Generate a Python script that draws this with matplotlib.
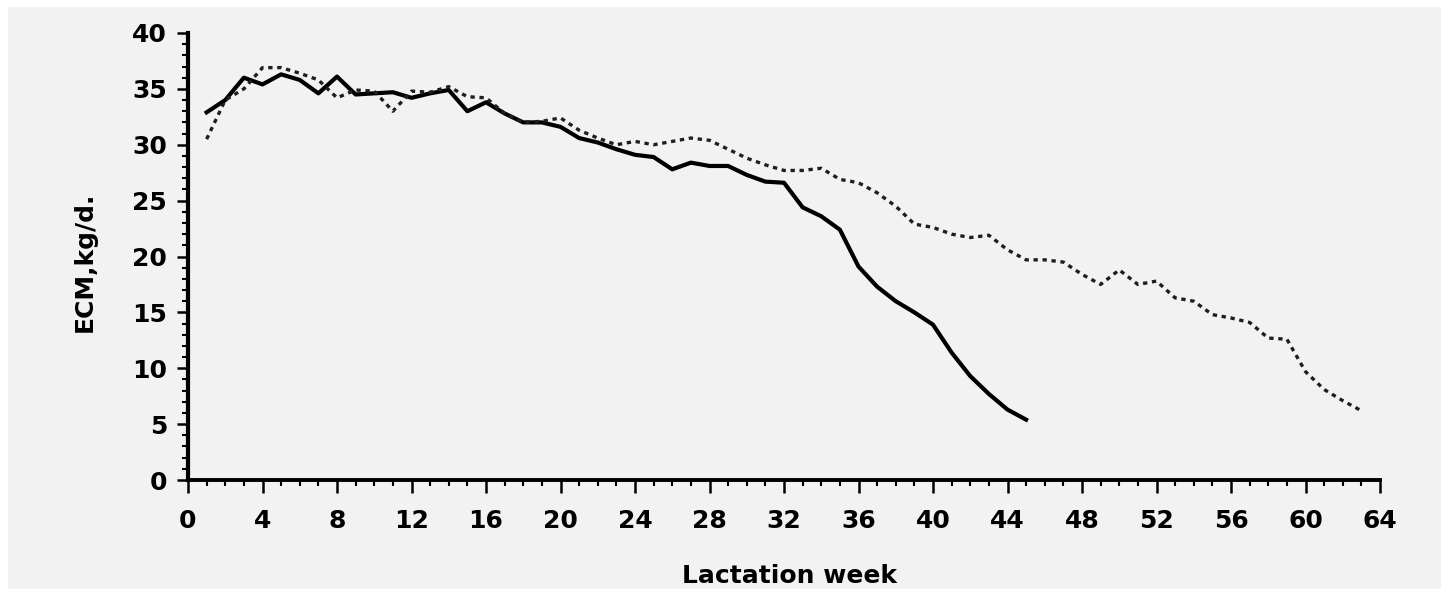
import matplotlib.pyplot as plt
from matplotlib.patches import Rectangle
from matplotlib.ticker import MultipleLocator

# ECM yield per lactation week
weeks_short = list(range(1, 46))
ecm_short = [32.9, 34.0, 36.0, 35.4, 36.3, 35.8, 34.6, 36.1, 34.5, 34.6,
             34.7, 34.2, 34.6, 34.9, 33.0, 33.8, 32.8, 32.0, 32.0, 31.6,
             30.6, 30.2, 29.6, 29.1, 28.9, 27.8, 28.4, 28.1, 28.1, 27.3,
             26.7, 26.6, 24.4, 23.6, 22.4, 19.1, 17.3, 16.0, 15.0, 13.9,
             11.4, 9.3, 7.7, 6.3, 5.4]

weeks_long = list(range(1, 64))
ecm_long = [30.5, 34.0, 35.0, 36.9, 36.9, 36.4, 35.8, 34.2, 34.9, 34.8,
            33.0, 34.8, 34.7, 35.2, 34.3, 34.2, 32.8, 32.0, 32.1, 32.4,
            31.3, 30.6, 30.0, 30.3, 30.0, 30.3, 30.6, 30.4, 29.6, 28.8,
            28.2, 27.7, 27.7, 27.9, 26.9, 26.6, 25.7, 24.5, 22.9, 22.6,
            22.0, 21.7, 21.9, 20.6, 19.7, 19.7, 19.5, 18.4, 17.5, 18.8,
            17.5, 17.8, 16.3, 16.0, 14.8, 14.5, 14.1, 12.7, 12.6, 9.7,
            8.1, 7.1, 6.2]

x_ticks = list(range(0, 65, 4))
y_ticks = list(range(0, 41, 5))

bg = '#f2f2f2'
font = 'DejaVu Sans'

fig = plt.figure(figsize=(14.41, 5.89), dpi=100, facecolor='white')
# gray scan background with a thin white margin top and left
fig.patches.append(Rectangle((8 / 1441, 0), 1, 1 - 7 / 589,
                             transform=fig.transFigure, facecolor=bg,
                             edgecolor='none', zorder=-10))

ax = fig.add_axes([188 / 1441, 1 - 480 / 589, 1192 / 1441, 447 / 589])
ax.patch.set_visible(False)

ax.plot(weeks_short, ecm_short, color='black', linewidth=3.0,
        solid_joinstyle='round')
ax.plot(weeks_long, ecm_long, color='#1e1e1e', linewidth=2.4,
        linestyle=(0, (1.3, 1.4)))

ax.set_xlim(0, 64)
ax.set_ylim(0, 40)
ax.set_xticks(x_ticks)
ax.set_yticks(y_ticks)
ax.xaxis.set_minor_locator(MultipleLocator(1))
ax.yaxis.set_minor_locator(MultipleLocator(1))

for side in ['top', 'right']:
    ax.spines[side].set_visible(False)
ax.spines['left'].set_linewidth(3)
ax.spines['bottom'].set_linewidth(2.8)

ax.tick_params(axis='x', which='major', length=9, width=1.8, pad=12,
               labelsize=18)
ax.tick_params(axis='y', which='major', length=8, width=1.8, pad=7,
               labelsize=18)
ax.tick_params(which='minor', length=4.5, width=1.5)
for lab in ax.get_xticklabels() + ax.get_yticklabels():
    lab.set_fontfamily(font)
    lab.set_fontweight('bold')

fig.text(85 / 1441, 1 - 262 / 589, 'ECM,kg/d.', rotation=90,
         ha='center', va='center', fontsize=18, family=font, weight='bold')
fig.text(789 / 1441, 1 / 589, 'Lactation week', ha='center',
         va='bottom', fontsize=18, family=font, weight='bold')

fig.savefig('out.png', dpi=100, facecolor=fig.get_facecolor())
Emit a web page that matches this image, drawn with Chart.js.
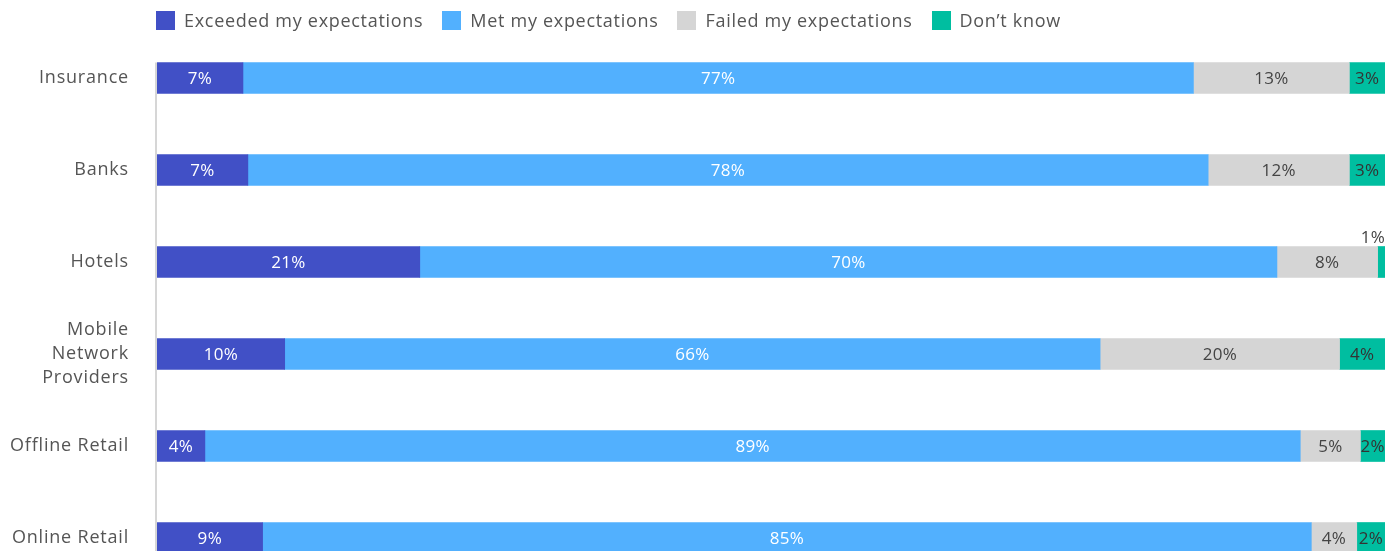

■ **REQUIRED WORK**: Retype the listing exactly. Pictures do not belong in the copy.

■ **ANSWER FOR THE TASK**:
Generate a Python script that draws this with matplotlib.
import matplotlib.pyplot as plt
from matplotlib.patches import Rectangle
from matplotlib.ticker import MultipleLocator

# ECM yield per lactation week
weeks_short = list(range(1, 46))
ecm_short = [32.9, 34.0, 36.0, 35.4, 36.3, 35.8, 34.6, 36.1, 34.5, 34.6,
             34.7, 34.2, 34.6, 34.9, 33.0, 33.8, 32.8, 32.0, 32.0, 31.6,
             30.6, 30.2, 29.6, 29.1, 28.9, 27.8, 28.4, 28.1, 28.1, 27.3,
             26.7, 26.6, 24.4, 23.6, 22.4, 19.1, 17.3, 16.0, 15.0, 13.9,
             11.4, 9.3, 7.7, 6.3, 5.4]

weeks_long = list(range(1, 64))
ecm_long = [30.5, 34.0, 35.0, 36.9, 36.9, 36.4, 35.8, 34.2, 34.9, 34.8,
            33.0, 34.8, 34.7, 35.2, 34.3, 34.2, 32.8, 32.0, 32.1, 32.4,
            31.3, 30.6, 30.0, 30.3, 30.0, 30.3, 30.6, 30.4, 29.6, 28.8,
            28.2, 27.7, 27.7, 27.9, 26.9, 26.6, 25.7, 24.5, 22.9, 22.6,
            22.0, 21.7, 21.9, 20.6, 19.7, 19.7, 19.5, 18.4, 17.5, 18.8,
            17.5, 17.8, 16.3, 16.0, 14.8, 14.5, 14.1, 12.7, 12.6, 9.7,
            8.1, 7.1, 6.2]

x_ticks = list(range(0, 65, 4))
y_ticks = list(range(0, 41, 5))

bg = '#f2f2f2'
font = 'DejaVu Sans'

fig = plt.figure(figsize=(14.41, 5.89), dpi=100, facecolor='white')
# gray scan background with a thin white margin top and left
fig.patches.append(Rectangle((8 / 1441, 0), 1, 1 - 7 / 589,
                             transform=fig.transFigure, facecolor=bg,
                             edgecolor='none', zorder=-10))

ax = fig.add_axes([188 / 1441, 1 - 480 / 589, 1192 / 1441, 447 / 589])
ax.patch.set_visible(False)

ax.plot(weeks_short, ecm_short, color='black', linewidth=3.0,
        solid_joinstyle='round')
ax.plot(weeks_long, ecm_long, color='#1e1e1e', linewidth=2.4,
        linestyle=(0, (1.3, 1.4)))

ax.set_xlim(0, 64)
ax.set_ylim(0, 40)
ax.set_xticks(x_ticks)
ax.set_yticks(y_ticks)
ax.xaxis.set_minor_locator(MultipleLocator(1))
ax.yaxis.set_minor_locator(MultipleLocator(1))

for side in ['top', 'right']:
    ax.spines[side].set_visible(False)
ax.spines['left'].set_linewidth(3)
ax.spines['bottom'].set_linewidth(2.8)

ax.tick_params(axis='x', which='major', length=9, width=1.8, pad=12,
               labelsize=18)
ax.tick_params(axis='y', which='major', length=8, width=1.8, pad=7,
               labelsize=18)
ax.tick_params(which='minor', length=4.5, width=1.5)
for lab in ax.get_xticklabels() + ax.get_yticklabels():
    lab.set_fontfamily(font)
    lab.set_fontweight('bold')

fig.text(85 / 1441, 1 - 262 / 589, 'ECM,kg/d.', rotation=90,
         ha='center', va='center', fontsize=18, family=font, weight='bold')
fig.text(789 / 1441, 1 / 589, 'Lactation week', ha='center',
         va='bottom', fontsize=18, family=font, weight='bold')

fig.savefig('out.png', dpi=100, facecolor=fig.get_facecolor())
Emit a web page that matches this image, drawn with Chart.js.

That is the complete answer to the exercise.